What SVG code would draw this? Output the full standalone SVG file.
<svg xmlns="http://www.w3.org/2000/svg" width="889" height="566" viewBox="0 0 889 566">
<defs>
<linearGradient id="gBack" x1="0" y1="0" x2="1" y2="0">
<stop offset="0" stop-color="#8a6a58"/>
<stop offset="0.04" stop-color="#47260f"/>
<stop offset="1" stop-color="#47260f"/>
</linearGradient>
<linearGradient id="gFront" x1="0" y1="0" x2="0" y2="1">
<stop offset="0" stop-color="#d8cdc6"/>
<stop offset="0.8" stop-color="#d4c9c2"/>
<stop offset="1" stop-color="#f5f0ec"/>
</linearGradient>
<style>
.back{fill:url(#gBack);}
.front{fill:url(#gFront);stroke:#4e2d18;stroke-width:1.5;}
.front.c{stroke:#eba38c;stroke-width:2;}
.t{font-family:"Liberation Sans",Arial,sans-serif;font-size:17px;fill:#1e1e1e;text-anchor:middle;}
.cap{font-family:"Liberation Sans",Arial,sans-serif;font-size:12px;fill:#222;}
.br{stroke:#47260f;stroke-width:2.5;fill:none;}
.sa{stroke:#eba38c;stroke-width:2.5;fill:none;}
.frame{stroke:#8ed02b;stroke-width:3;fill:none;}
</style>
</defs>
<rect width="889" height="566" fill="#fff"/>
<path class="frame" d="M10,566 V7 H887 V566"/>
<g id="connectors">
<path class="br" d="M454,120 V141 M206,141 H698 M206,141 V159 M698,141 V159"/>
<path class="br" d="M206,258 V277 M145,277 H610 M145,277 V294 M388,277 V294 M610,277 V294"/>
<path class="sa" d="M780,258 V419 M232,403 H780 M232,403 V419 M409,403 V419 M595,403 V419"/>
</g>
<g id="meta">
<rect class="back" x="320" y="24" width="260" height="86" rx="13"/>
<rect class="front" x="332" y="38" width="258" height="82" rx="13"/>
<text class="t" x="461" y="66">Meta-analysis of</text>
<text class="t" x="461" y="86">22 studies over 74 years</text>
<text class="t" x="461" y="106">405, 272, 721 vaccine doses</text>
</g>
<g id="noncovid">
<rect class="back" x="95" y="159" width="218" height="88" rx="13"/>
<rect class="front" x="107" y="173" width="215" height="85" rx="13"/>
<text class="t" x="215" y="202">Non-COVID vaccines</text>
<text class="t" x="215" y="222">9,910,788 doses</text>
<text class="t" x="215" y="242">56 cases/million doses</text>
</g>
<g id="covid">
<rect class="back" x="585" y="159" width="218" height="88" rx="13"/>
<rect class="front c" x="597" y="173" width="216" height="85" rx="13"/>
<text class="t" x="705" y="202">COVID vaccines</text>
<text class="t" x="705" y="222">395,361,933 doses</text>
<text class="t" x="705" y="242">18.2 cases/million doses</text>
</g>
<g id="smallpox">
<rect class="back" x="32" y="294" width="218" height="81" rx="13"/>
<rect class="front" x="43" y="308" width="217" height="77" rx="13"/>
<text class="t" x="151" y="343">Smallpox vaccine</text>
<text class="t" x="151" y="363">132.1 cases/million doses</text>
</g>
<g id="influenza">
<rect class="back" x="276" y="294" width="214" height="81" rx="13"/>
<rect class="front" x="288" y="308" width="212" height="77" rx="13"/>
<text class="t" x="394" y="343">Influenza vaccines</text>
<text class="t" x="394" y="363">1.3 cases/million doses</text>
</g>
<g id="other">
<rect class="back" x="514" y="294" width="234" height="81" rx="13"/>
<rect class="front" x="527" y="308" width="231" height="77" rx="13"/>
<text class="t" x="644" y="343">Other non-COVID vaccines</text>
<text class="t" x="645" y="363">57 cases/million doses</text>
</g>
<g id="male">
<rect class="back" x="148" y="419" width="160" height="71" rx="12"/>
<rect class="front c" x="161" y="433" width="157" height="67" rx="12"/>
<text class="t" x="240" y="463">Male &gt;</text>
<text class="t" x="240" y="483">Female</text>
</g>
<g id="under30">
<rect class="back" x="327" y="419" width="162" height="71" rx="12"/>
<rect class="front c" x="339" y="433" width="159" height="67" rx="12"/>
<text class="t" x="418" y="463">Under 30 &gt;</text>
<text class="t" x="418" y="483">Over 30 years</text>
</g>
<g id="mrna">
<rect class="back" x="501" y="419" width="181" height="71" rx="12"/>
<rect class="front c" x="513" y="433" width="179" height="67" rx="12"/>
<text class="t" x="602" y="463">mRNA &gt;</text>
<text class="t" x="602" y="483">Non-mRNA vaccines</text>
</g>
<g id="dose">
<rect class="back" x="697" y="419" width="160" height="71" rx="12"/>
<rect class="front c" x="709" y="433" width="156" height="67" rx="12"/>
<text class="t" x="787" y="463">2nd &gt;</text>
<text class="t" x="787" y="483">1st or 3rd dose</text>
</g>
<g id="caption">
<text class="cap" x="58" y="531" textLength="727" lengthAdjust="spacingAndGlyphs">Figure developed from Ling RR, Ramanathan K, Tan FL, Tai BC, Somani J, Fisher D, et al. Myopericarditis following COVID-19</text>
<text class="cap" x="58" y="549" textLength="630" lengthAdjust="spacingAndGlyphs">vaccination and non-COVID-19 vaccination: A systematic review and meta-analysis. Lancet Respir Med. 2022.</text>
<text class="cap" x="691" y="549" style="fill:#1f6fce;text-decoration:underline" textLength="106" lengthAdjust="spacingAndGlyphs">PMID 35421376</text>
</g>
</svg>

==================================================

Transcribe the material above in its entirety. Match it exactly.

◆ **Solution to the exercise**
What SVG code would draw this? Output the full standalone SVG file.
<svg xmlns="http://www.w3.org/2000/svg" width="889" height="566" viewBox="0 0 889 566">
<defs>
<linearGradient id="gBack" x1="0" y1="0" x2="1" y2="0">
<stop offset="0" stop-color="#8a6a58"/>
<stop offset="0.04" stop-color="#47260f"/>
<stop offset="1" stop-color="#47260f"/>
</linearGradient>
<linearGradient id="gFront" x1="0" y1="0" x2="0" y2="1">
<stop offset="0" stop-color="#d8cdc6"/>
<stop offset="0.8" stop-color="#d4c9c2"/>
<stop offset="1" stop-color="#f5f0ec"/>
</linearGradient>
<style>
.back{fill:url(#gBack);}
.front{fill:url(#gFront);stroke:#4e2d18;stroke-width:1.5;}
.front.c{stroke:#eba38c;stroke-width:2;}
.t{font-family:"Liberation Sans",Arial,sans-serif;font-size:17px;fill:#1e1e1e;text-anchor:middle;}
.cap{font-family:"Liberation Sans",Arial,sans-serif;font-size:12px;fill:#222;}
.br{stroke:#47260f;stroke-width:2.5;fill:none;}
.sa{stroke:#eba38c;stroke-width:2.5;fill:none;}
.frame{stroke:#8ed02b;stroke-width:3;fill:none;}
</style>
</defs>
<rect width="889" height="566" fill="#fff"/>
<path class="frame" d="M10,566 V7 H887 V566"/>
<g id="connectors">
<path class="br" d="M454,120 V141 M206,141 H698 M206,141 V159 M698,141 V159"/>
<path class="br" d="M206,258 V277 M145,277 H610 M145,277 V294 M388,277 V294 M610,277 V294"/>
<path class="sa" d="M780,258 V419 M232,403 H780 M232,403 V419 M409,403 V419 M595,403 V419"/>
</g>
<g id="meta">
<rect class="back" x="320" y="24" width="260" height="86" rx="13"/>
<rect class="front" x="332" y="38" width="258" height="82" rx="13"/>
<text class="t" x="461" y="66">Meta-analysis of</text>
<text class="t" x="461" y="86">22 studies over 74 years</text>
<text class="t" x="461" y="106">405, 272, 721 vaccine doses</text>
</g>
<g id="noncovid">
<rect class="back" x="95" y="159" width="218" height="88" rx="13"/>
<rect class="front" x="107" y="173" width="215" height="85" rx="13"/>
<text class="t" x="215" y="202">Non-COVID vaccines</text>
<text class="t" x="215" y="222">9,910,788 doses</text>
<text class="t" x="215" y="242">56 cases/million doses</text>
</g>
<g id="covid">
<rect class="back" x="585" y="159" width="218" height="88" rx="13"/>
<rect class="front c" x="597" y="173" width="216" height="85" rx="13"/>
<text class="t" x="705" y="202">COVID vaccines</text>
<text class="t" x="705" y="222">395,361,933 doses</text>
<text class="t" x="705" y="242">18.2 cases/million doses</text>
</g>
<g id="smallpox">
<rect class="back" x="32" y="294" width="218" height="81" rx="13"/>
<rect class="front" x="43" y="308" width="217" height="77" rx="13"/>
<text class="t" x="151" y="343">Smallpox vaccine</text>
<text class="t" x="151" y="363">132.1 cases/million doses</text>
</g>
<g id="influenza">
<rect class="back" x="276" y="294" width="214" height="81" rx="13"/>
<rect class="front" x="288" y="308" width="212" height="77" rx="13"/>
<text class="t" x="394" y="343">Influenza vaccines</text>
<text class="t" x="394" y="363">1.3 cases/million doses</text>
</g>
<g id="other">
<rect class="back" x="514" y="294" width="234" height="81" rx="13"/>
<rect class="front" x="527" y="308" width="231" height="77" rx="13"/>
<text class="t" x="644" y="343">Other non-COVID vaccines</text>
<text class="t" x="645" y="363">57 cases/million doses</text>
</g>
<g id="male">
<rect class="back" x="148" y="419" width="160" height="71" rx="12"/>
<rect class="front c" x="161" y="433" width="157" height="67" rx="12"/>
<text class="t" x="240" y="463">Male &gt;</text>
<text class="t" x="240" y="483">Female</text>
</g>
<g id="under30">
<rect class="back" x="327" y="419" width="162" height="71" rx="12"/>
<rect class="front c" x="339" y="433" width="159" height="67" rx="12"/>
<text class="t" x="418" y="463">Under 30 &gt;</text>
<text class="t" x="418" y="483">Over 30 years</text>
</g>
<g id="mrna">
<rect class="back" x="501" y="419" width="181" height="71" rx="12"/>
<rect class="front c" x="513" y="433" width="179" height="67" rx="12"/>
<text class="t" x="602" y="463">mRNA &gt;</text>
<text class="t" x="602" y="483">Non-mRNA vaccines</text>
</g>
<g id="dose">
<rect class="back" x="697" y="419" width="160" height="71" rx="12"/>
<rect class="front c" x="709" y="433" width="156" height="67" rx="12"/>
<text class="t" x="787" y="463">2nd &gt;</text>
<text class="t" x="787" y="483">1st or 3rd dose</text>
</g>
<g id="caption">
<text class="cap" x="58" y="531" textLength="727" lengthAdjust="spacingAndGlyphs">Figure developed from Ling RR, Ramanathan K, Tan FL, Tai BC, Somani J, Fisher D, et al. Myopericarditis following COVID-19</text>
<text class="cap" x="58" y="549" textLength="630" lengthAdjust="spacingAndGlyphs">vaccination and non-COVID-19 vaccination: A systematic review and meta-analysis. Lancet Respir Med. 2022.</text>
<text class="cap" x="691" y="549" style="fill:#1f6fce;text-decoration:underline" textLength="106" lengthAdjust="spacingAndGlyphs">PMID 35421376</text>
</g>
</svg>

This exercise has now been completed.